The co mail cost you pay to the printer. The printer typically charges a percentage of postal savings, freight and administrative costs. Each printer format is different. Simplify the discussion by asking for the total cost for co mail from the printer or “what is the total invoice cost paid to the printer.”
The cost paid to the USPS, the post office, for postage.
Printing Cost + Co Mail costs + Postage = Total catalog cost.
Co mail should reduce the net postage cost significantly. For example a catalog with a circulation of 200,000 copies could realize a net savings of $.06 to $.04 per catalog. $.06 translates into a $12,000 cost savings.
Co mail pools are of two types. Large printers run their own pools and Consolidators run pools that collect catalog from medium and smaller printers. Printers have both in-line pools where a limited number of catalogs are bound and ink jet together on the same bindery line. Off line pools are where bound catalogs are send through a second process where they are ink jet along with up to 24 catalogs.
While there are some differences in how co mail pools are organized, the real factor of interest to the cataloger is the bottom line cost. Getting comparable costs is straightforward:
Category Printer A Printer B
Cost per catalog
While you have actual costs from the incumbent printer, it is important to know that competitive bids are truly comparable. For a printer to compare their mail pools, they need an actual mail tape to see how they would have done for the same time period with the printer’s actual mailings for that week. Printers will provide a pretty solid cost estimate based on the analysis of the actual mail files. Printers don’t typically guarantee costs savings but the printer is your source for a good reliable estimate of their co mail pools bottom line costs.

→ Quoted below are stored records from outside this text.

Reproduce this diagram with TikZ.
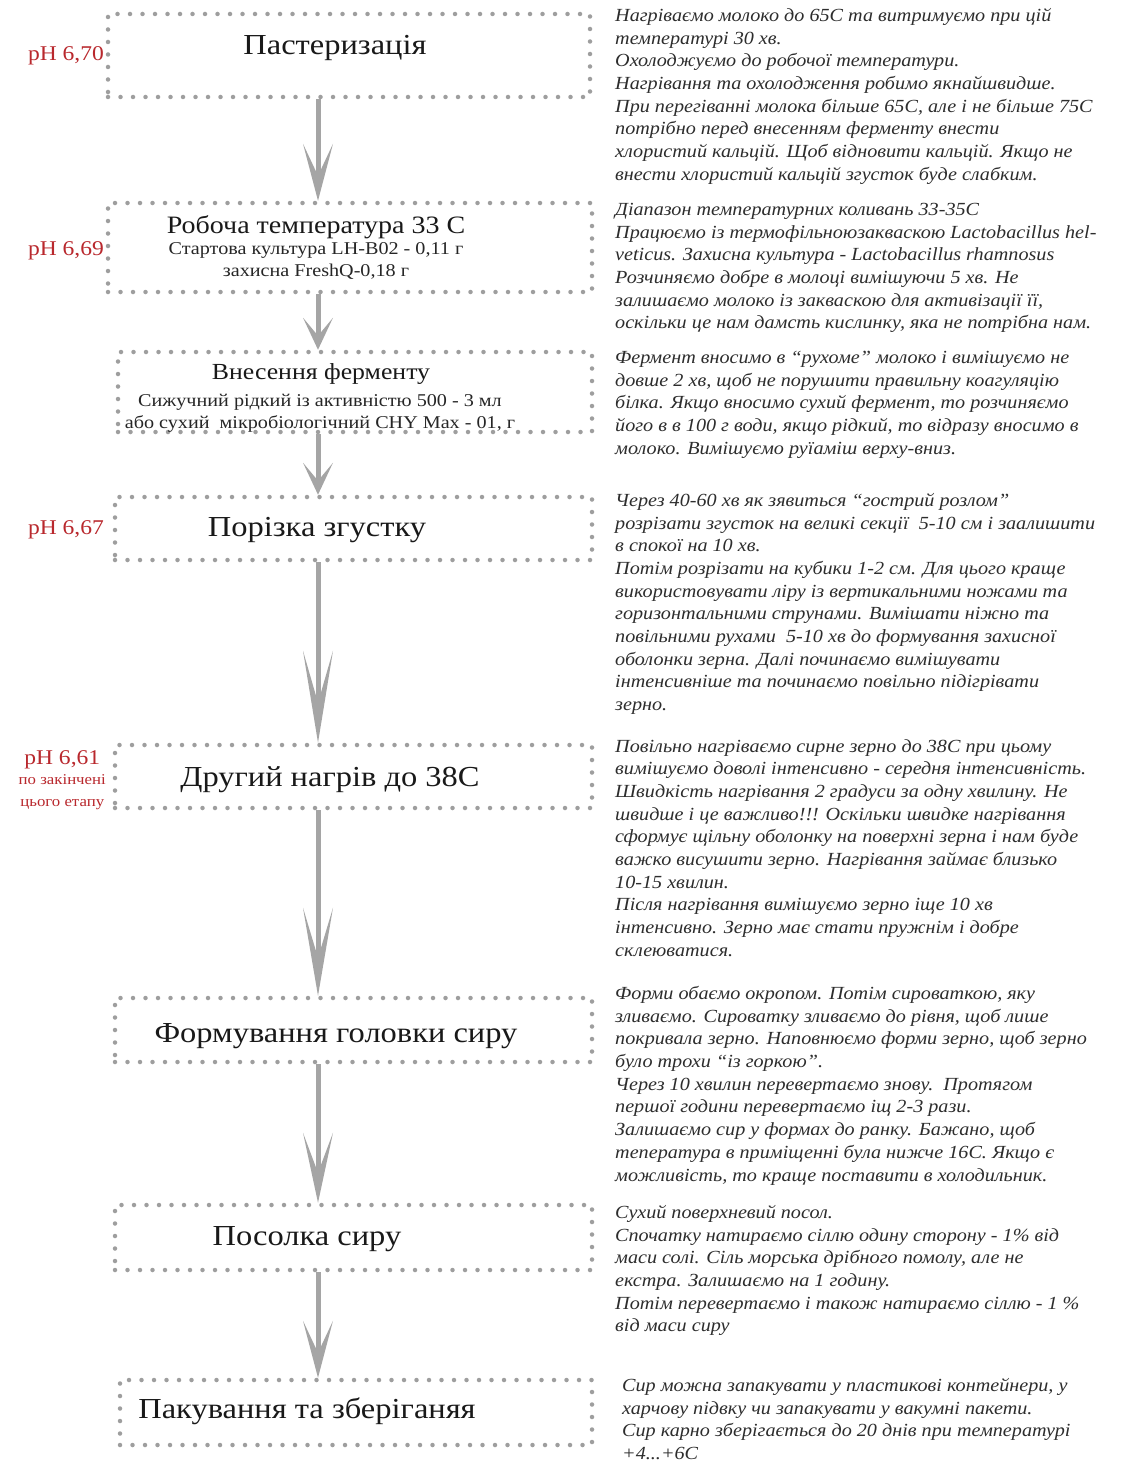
\documentclass[tikz,border=0pt]{standalone}
\usepackage{fontspec}
\setmainfont{Liberation Serif}[FakeStretch=1.12]
\newfontfamily\notefont{Liberation Serif}[FakeStretch=1.09]
\usetikzlibrary{arrows.meta}

\definecolor{dotgray}{RGB}{158,158,158}
\definecolor{arrowgray}{RGB}{165,165,165}
\definecolor{phred}{RGB}{185,40,45}
\definecolor{notegray}{RGB}{45,45,45}

\tikzset{
  stepbox/.style={draw=dotgray, line width=4.5pt, line cap=round,
    dash pattern=on 0pt off 12.5pt, inner sep=0pt},
  title/.style={inner sep=0pt, text=black!90, font=\fontsize{#1}{#1}\selectfont},
  subtitle/.style={inner sep=0pt, align=center, text=black!85,
    font=\fontsize{18}{22}\selectfont},
  phlabel/.style={inner sep=0pt, anchor=east, align=center, text=phred,
    font=\fontsize{21}{22}\selectfont},
  note/.style={inner sep=0pt, anchor=north west, align=left, text=notegray,
    font=\notefont\itshape\fontsize{18.5}{22.7}\selectfont,
    execute at begin node=\strut},
  flow/.style 2 args={line width=5pt, draw=arrowgray,
    -{Stealth[length=#1, width=30pt, inset=#2, line width=0pt]}}
}

\begin{document}
\begin{tikzpicture}[x=1pt, y=-1pt]
  \useasboundingbox (0,0) rectangle (1132,1461);
  \fill[white] (0,0) rectangle (1132,1461);
  \coordinate (axis) at (318,0);

  % Process steps
  \node[stepbox, minimum width=482pt, minimum height=83pt] (past) at (349,55.5) {};
  \node[stepbox, minimum width=484pt, minimum height=89pt] (work) at (350,247.5) {};
  \node[stepbox, minimum width=474pt, minimum height=80pt] (enz) at (355,392) {};
  \node[stepbox, minimum width=477pt, minimum height=63pt] (cut) at (353.5,528.5) {};
  \node[stepbox, minimum width=477pt, minimum height=63pt] (heat) at (353.5,776.5) {};
  \node[stepbox, minimum width=477pt, minimum height=64pt] (form) at (353.5,1030) {};
  \node[stepbox, minimum width=477pt, minimum height=65pt] (salt) at (353.5,1237.5) {};
  \node[stepbox, minimum width=472pt, minimum height=65pt] (pack) at (356,1412.5) {};

  % Step titles
  \node[title=29] (pasttitle) at (335,48) {Пастеризація};
  \node[title=25] (worktitle) at (316,227) {Робоча температура 33 С};
  \node[subtitle] (worksub) at (316,261) {Стартова культура LH-B02 - 0,11 г\\захисна FreshQ-0,18 г};
  \node[title=23] (enztitle) at (321,374) {Внесення ферменту};
  \node[subtitle] (enzsub) at (320,413) {Сижучний рідкий із активністю 500 - 3 мл\\або сухий\ \ мікробіологічний CHY Max - 01, г};
  \node[title=29] (cuttitle) at (317,530) {Порізка згустку};
  \node[title=29] (heattitle) at (330,780) {Другий нагрів до 38С};
  \node[title=29] (formtitle) at (336,1036) {Формування головки сиру};
  \node[title=29] (salttitle) at (307,1239) {Посолка сиру};
  \node[title=29] (packtitle) at (307,1411) {Пакування та зберіганяя};

  % pH values
  \node[phlabel] (phpast) at (104,56) {pH 6,70};
  \node[phlabel] (phwork) at (104,251) {pH 6,69};
  \node[phlabel] (phcut) at (104,530) {pH 6,67};
  \node[phlabel] (phheat) at (106,780) {pH 6,61\\[-2pt]{\fontsize{15}{19}\selectfont по закінчені}\\{\fontsize{15}{19}\selectfont цього етапу}};

  % Arrows between steps
  \draw[flow={57pt}{32pt}] (past.south -| axis) -- (work.north -| axis);
  \draw[flow={32pt}{18pt}] (work.south -| axis) -- (enz.north -| axis);
  \draw[flow={32pt}{18pt}] (enz.south -| axis) -- (cut.north -| axis);
  \draw[flow={92pt}{52pt}] (cut.south -| axis) -- (heat.north -| axis);
  \draw[flow={88pt}{50pt}] (heat.south -| axis) -- (form.north -| axis);
  \draw[flow={70pt}{40pt}] (form.south -| axis) -- (salt.north -| axis);
  \draw[flow={57pt}{32pt}] (salt.south -| axis) -- (pack.north -| axis);

  % Notes
  \node[note] (pastnote) at (615,8) {Нагріваємо молоко до 65С та витримуємо при цій\\
    температурі 30 хв.\\
    Охолоджуємо до робочої температури.\\
    Нагрівання та охолодження робимо якнайшвидше.\\
    При перегіванні молока більше 65С, але і не більше 75С\\
    потрібно перед внесенням ферменту внести\\
    хлористий кальцій. Щоб відновити кальцій. Якщо не\\
    внести хлористий кальцій згусток буде слабким.};
  \node[note] (worknote) at (615,203) {Діапазон температурних коливань 33-35С\\
    Працюємо із термофільноюзакваскою Lactobacillus hel-\\
    veticus. Захисна культура - Lactobacillus rhamnosus\\
    Розчиняємо добре в молоці вимішуючи 5 хв. Не\\
    залишаємо молоко із закваскою для активізації її,\\
    оскільки це нам дамсть кислинку, яка не потрібна нам.};
  \node[note] (enznote) at (615,351) {Фермент вносимо в “рухоме” молоко і вимішуємо не\\
    довше 2 хв, щоб не порушити правильну коагуляцію\\
    білка. Якщо вносимо сухий фермент, то розчиняємо\\
    його в в 100 г води, якщо рідкий, то відразу вносимо в\\
    молоко. Вимішуємо руїаміш верху-вниз.};
  \node[note] (cutnote) at (615,493) {Через 40-60 хв як зявиться “гострий розлом”\\
    розрізати згусток на великі секції\ \ 5-10 см і заалишити\\
    в спокої на 10 хв.\\
    Потім розрізати на кубики 1-2 см. Для цього краще\\
    використовувати ліру із вертикальними ножами та\\
    горизонтальними струнами. Вимішати ніжно та\\
    повільними рухами\ \ 5-10 хв до формування захисної\\
    оболонки зерна. Далі починаємо вимішувати\\
    інтенсивніше та починаємо повільно підігрівати\\
    зерно.};
  \node[note] (heatnote) at (615,739) {Повільно нагріваємо сирне зерно до 38С при цьому\\
    вимішуємо доволі інтенсивно - середня інтенсивність.\\
    Швидкість нагрівання 2 градуси за одну хвилину. Не\\
    швидше і це важливо!!! Оскільки швидке нагрівання\\
    сформує щільну оболонку на поверхні зерна і нам буде\\
    важко висушити зерно. Нагрівання займає близько\\
    10-15 хвилин.\\
    Після нагрівання вимішуємо зерно іще 10 хв\\
    інтенсивно. Зерно має стати пружнім і добре\\
    склеюватися.};
  \node[note] (formnote) at (615,986) {Форми обаємо окропом. Потім сироваткою, яку\\
    зливаємо. Сироватку зливаємо до рівня, щоб лише\\
    покривала зерно. Наповнюємо форми зерно, щоб зерно\\
    було трохи “із горкою”.\\
    Через 10 хвилин перевертаємо знову.\ \ Протягом\\
    першої години перевертаємо іщ 2-3 рази.\\
    Залишаємо сир у формах до ранку. Бажано, щоб\\
    тепература в приміщенні була нижче 16С. Якщо є\\
    можливість, то краще поставити в холодильник.};
  \node[note] (saltnote) at (615,1205) {Сухий поверхневий посол.\\
    Спочатку натираємо сіллю одину сторону - 1\% від\\
    маси солі. Сіль морська дрібного помолу, але не\\
    екстра. Залишаємо на 1 годину.\\
    Потім перевертаємо і також натираємо сіллю - 1 \%\\
    від маси сиру};
  \node[note] (packnote) at (622,1378) {Сир можна запакувати у пластикові контейнери, у\\
    харчову підвку чи запакувати у вакумні пакети.\\
    Сир карно зберігається до 20 днів при температурі\\
    +4...+6С};
\end{tikzpicture}
\end{document}
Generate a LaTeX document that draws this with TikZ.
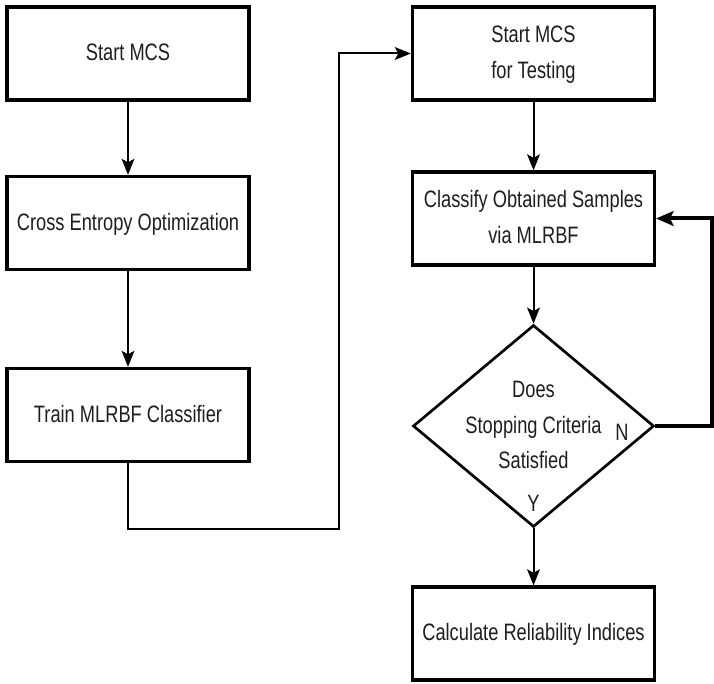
\documentclass[tikz,border=0pt]{standalone}
\usepackage{fontspec}
\setmainfont{Liberation Sans}
\usetikzlibrary{shapes.geometric,arrows.meta}
\newcommand{\tx}[1]{\scalebox{1}[1.3]{\begin{tabular}{@{}c@{}}#1\end{tabular}}}
\definecolor{txtc}{RGB}{30,30,30}
\tikzset{
  procbox/.style={draw=black,line width=2.4pt,minimum width=181.5pt,minimum height=69.75pt,inner sep=0pt,text=txtc,
    font=\fontsize{13.7pt}{20.2pt}\selectfont},
  decbox/.style={draw=black,line width=2pt,shape=diamond,minimum width=180.75pt,minimum height=151.5pt,inner sep=0pt},
  lbl/.style={text=txtc,inner sep=0pt,font=\fontsize{13.7pt}{20.2pt}\selectfont},
  conn/.style={draw=black,line width=1.5pt,-{Stealth[length=12pt,width=9.5pt,inset=2.5pt]}},
  thickconn/.style={draw=black,line width=3pt,-{Stealth[length=13pt,width=11pt,inset=2.5pt]}}
}
\begin{document}
\begin{tikzpicture}[x=0.75pt,y=-0.75pt]
\useasboundingbox (0,0) rectangle (714,684);
\node[procbox] (s1) at (128,53.5) {\tx{Start MCS}};
\node[procbox] (s2) at (128,223) {\tx{Cross Entropy Optimization}};
\node[procbox] (s3) at (128,415) {\tx{Train MLRBF Classifier}};
\node[procbox] (r1) at (533.5,53.5) {\raisebox{2pt}{\tx{Start MCS\\for Testing}}};
\node[procbox] (r2) at (533.5,218.5) {\tx{Classify Obtained Samples\\via MLRBF}};
\node[decbox] (d) at (533.5,426) {};
\node[lbl] (dt) at (533.5,426) {\tx{Does\\Stopping Criteria\\Satisfied}};
\node[lbl] (nl) at (622,432) {\scalebox{1}[1.3]{N}};
\node[lbl] (yl) at (533.5,503) {\scalebox{1}[1.3]{Y}};
\node[procbox] (r4) at (533.5,633.5) {\tx{Calculate Reliability Indices}};
\coordinate (c1) at (339,529);
\coordinate (c2) at (712,426);
\draw[conn] (s1) -- (s2);
\draw[conn] (s2) -- (s3);
\draw[conn] (s3.south) |- (c1) |- (r1.west);
\draw[conn] (r1) -- (r2);
\draw[conn] (r2.south) -- (d.north);
\draw[conn] (d.south) -- (r4.north);
\draw[thickconn] (d.east) -- (c2) |- (r2.east);
\end{tikzpicture}
\end{document}
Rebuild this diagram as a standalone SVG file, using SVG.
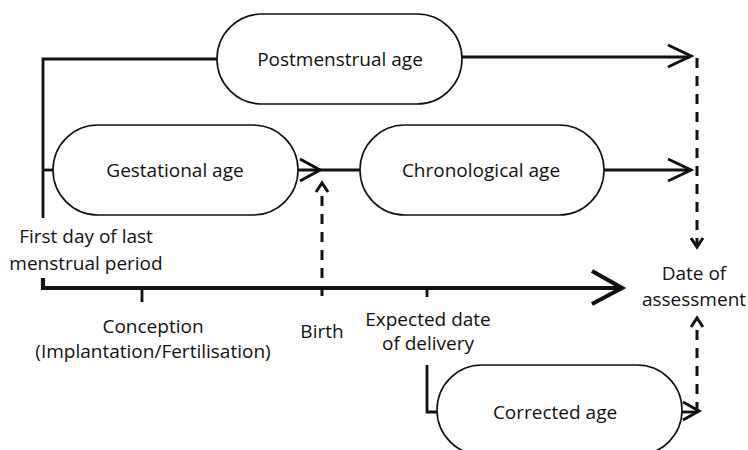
<svg xmlns="http://www.w3.org/2000/svg" width="748" height="450" viewBox="0 0 748 450">
<style>
.pill{fill:#fff;stroke:#111;stroke-width:1.6}
.t{font-family:"Open Sans","Noto Sans",sans-serif;font-size:19px;fill:#111;text-anchor:middle}
.ln{fill:none;stroke:#111;stroke-width:2.8}
.thick{fill:none;stroke:#111;stroke-width:4.2}
.ah{fill:none;stroke:#111;stroke-width:3;stroke-linejoin:miter}
.dash{fill:none;stroke:#111;stroke-width:3;stroke-dasharray:10 8}
</style>
<rect width="748" height="450" fill="#fff"/>
<g id="connectors">
<path class="ln" d="M217,59 H43 V218"/>
<path class="ln" d="M43,170 H53"/>
<path class="thick" d="M43,278 V288 H620"/>
<path class="thick" d="M592,271 L622,288 L592,304"/>
<path class="ln" d="M142,288 V302"/>
<path class="ln" d="M427,288 V297"/>
<path class="ln" d="M462,57 H690"/>
<path class="ah" d="M668,45 L691,56 L668,67"/>
<path class="ln" d="M298,170 H360"/>
<path class="ah" d="M300,159 L320,170 L300,181"/>
<path class="ln" d="M604,170 H690"/>
<path class="ah" d="M668,159 L691,170 L668,181"/>
<path class="dash" d="M322,296 V188"/>
<path class="ah" d="M316,192 L322,183 L328,192"/>
<path class="dash" d="M697,58 V244"/>
<path class="ah" d="M691,238 L697,247 L703,238"/>
<path class="dash" d="M697,412 V322"/>
<path class="ah" d="M691,327 L697,318 L703,327"/>
<path class="ln" d="M427,365 V412 H437"/>
<path class="ln" d="M682,412 H697"/>
<path class="ah" d="M683,402 L699,411 L683,420"/>
</g>
<g id="postmenstrual"><rect class="pill" x="217" y="14" width="245" height="90" rx="45"/><text class="t" x="340" y="66">Postmenstrual age</text></g>
<g id="gestational"><rect class="pill" x="53" y="125" width="245" height="90" rx="45"/><text class="t" x="175" y="177">Gestational age</text></g>
<g id="chronological"><rect class="pill" x="360" y="125" width="244" height="90" rx="45"/><text class="t" x="481" y="177">Chronological age</text></g>
<g id="corrected"><rect class="pill" x="437" y="365" width="245" height="90" rx="45"/><text class="t" x="555" y="419">Corrected age</text></g>
<g id="lmp"><text class="t" x="86" y="243">First day of last</text><text class="t" x="86" y="270">menstrual period</text></g>
<g id="conception"><text class="t" x="153" y="333">Conception</text><text class="t" x="153" y="358">(Implantation/Fertilisation)</text></g>
<g id="birth"><text class="t" x="322" y="338">Birth</text></g>
<g id="edd"><text class="t" x="428" y="326">Expected date</text><text class="t" x="428" y="350">of delivery</text></g>
<g id="assessment"><text class="t" x="694" y="280">Date of</text><text class="t" x="694" y="306">assessment</text></g>
</svg>
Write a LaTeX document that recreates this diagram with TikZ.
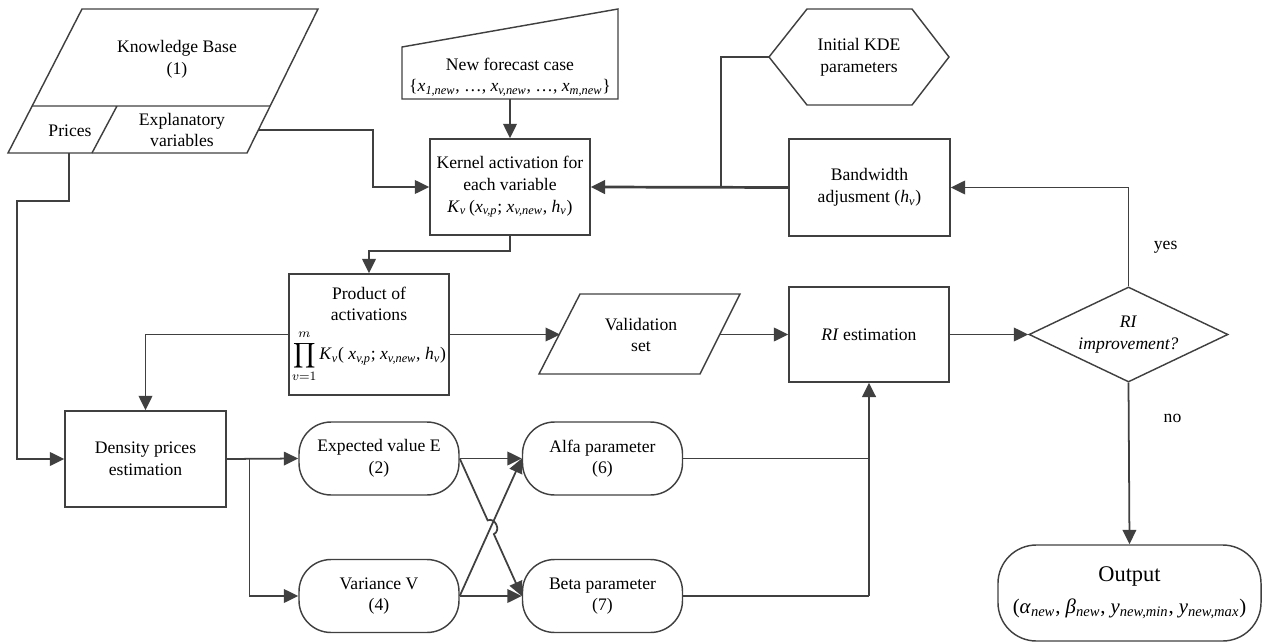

Both your own incumbent printer needs to outline how much mail will actually go in the mail pool versus how much mail is already carrier route qualified and to be mailed outside the mail pool.
In addition to pure cost considerations are their service components to evaluate in comparing co mail costs? The primary service components are the delivery windows that are guaranteed and how well the delivery windows are met. One service advantage of printer supplied co mail versus consolidators is it takes less time because the logistical step of having to truck catalogs from the printer to the consolidator’s facility is eliminated. Outbound freight time from the printer to the consolidator can add 3 to 7 days to the time to mail a catalog.
Of course the biggest printers claim that their service is best because they are the biggest and that their prices are the best because they are the biggest. Most catalogers find that the biggest printer’s co mail pools are similar in size to other printer’s co mail pools because the biggest printers run multiple pools out of multiple locations so they are running more co mail pools but not necessarily larger co mail pools.
Co mail pricing is well understood by the competitive printers as well as by catalogers so the tendency is to find comparable prices between printers without the very biggest printers having a cost advantage.
But it can be difficult to get to your co mail costs. Some printer’s spreadsheets explaining co mail would take a Ph.D. to decipher. The answer to understanding the costs is to “dumb it down” and ask for two simple numbers—The check that I write to the printer for co mail (or the invoice costs of everything that’s not included in the basic costs for printing, paper and bindery,) and the check I write to the post office. Those two costs are your net postage costs and the numbers you need to compare costs.
Capturing co mail savings is an area of significant cost savings. Understanding the cost structure of co mail and getting comparable quotes is an important part of the management of a catalog’s financials.